The country’s Finance Minister, Nirmala Sitharaman has presented the Union Budget 2021-22 with an aim to stimulate and sustain growth following an unprecedented year affected by the COVID-19 pandemic. In the last few years, the government has been emphasising on localisation and the Union Budget 2021 further contributes to the ‘Go Local’ cause. Here are a set of pros and cons in the Union Budget 2021.
What’s good?
The government will soon officially announce the voluntary vehicle scrappage policy to phase out old and unfit vehicles. Under the proposed policy, the life for private vehicles has been set at 20 years, while for commercial vehicles the life is set at 15 years. If the vehicle fails the fitness test more than thrice, the vehicle might be subjected to mandatory scrapping. Currently, India has over 51 lakh vehicles which are over 20 years and about 34 lakh vehicles are over 15 years old. These vehicles have the potential to be scrapped, which can help in reducing vehicle pollution by up to 25 per cent. Moreover, they also have the potential for providing raw materials. Major automakers like Maruti Suzuki, Tata Motors and Mahindra have already been exploring scrappage options for a while now. More details in this regard will be revealed soon by the Ministry of Road Transport and Highways (MoRTH).
The auto industry is one of the 13 sectors that have been earmarked for extended financial support over a period of the next five years via the PLI scheme. This industry will alone receive about Rs 57,000 crore. The customs duty on steel products have been uniformly reduced to 7.5 per cent to bring down the cost of raw materials and help the struggling Micro, Small and Medium Enterprises (MSME) sector. The MSMEs sector has received Rs 15,700 crore, which is double than the previous year.

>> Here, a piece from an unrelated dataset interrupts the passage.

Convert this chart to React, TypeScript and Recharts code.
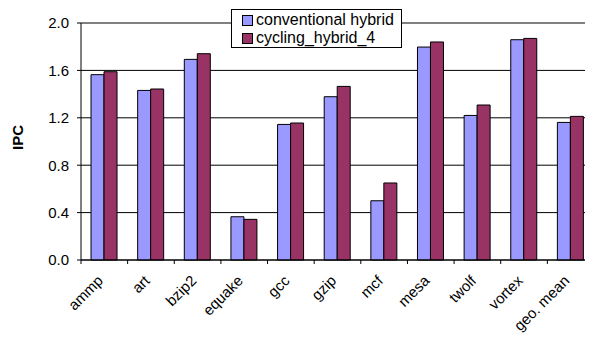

The finance minister has announced Rs 1.18 lakh crore financial allocation for Ministry of Road Transport and Highways. The highway infra work includes building 8,500km of highways by March 2022. This includes a 3,500km corridor in Tamil Nadu, 1,100km in Kerala at an investment of Rs 65,000 crore, 675km in West Bengal at a cost of Rs 95,000 crore, and 1,300km in Assam in the next three years.
What’s not so good?
Although there is no new announcement of direct taxes, the reduction in compensation cess would have been welcomed by luxury car manufacturers. The government has announced a hike in the customs duty rate on some parts of vehicles (such as wheel rims and spokes, brakes, frames and forks, pedals and crank gears, hubs, etc.) from 10 per cent to 15 per cent. With this, the government aims to promote localisation, and until then, the hike in prices will have to be borne by the customers. The increase in the customs duty will also affect the electric vehicle segment which is dependent on the international market for components like batteries, electricals, and more.
Conclusion
The government has left the tax structure untouched this time around. Even though there is nothing to gain for the middle-class consumer base, there is nothing to lose either. However, a few relaxations in the automotive industry’s tax structure would have brought in some relief. Certain recommendations that were put forth by the Federation of Automobile Dealers Associations (FADA) to allow income tax payers to gain benefits of claiming depreciation on vehicles, would have encouraged individuals to file IT returns as well as promoted growth in GST collection.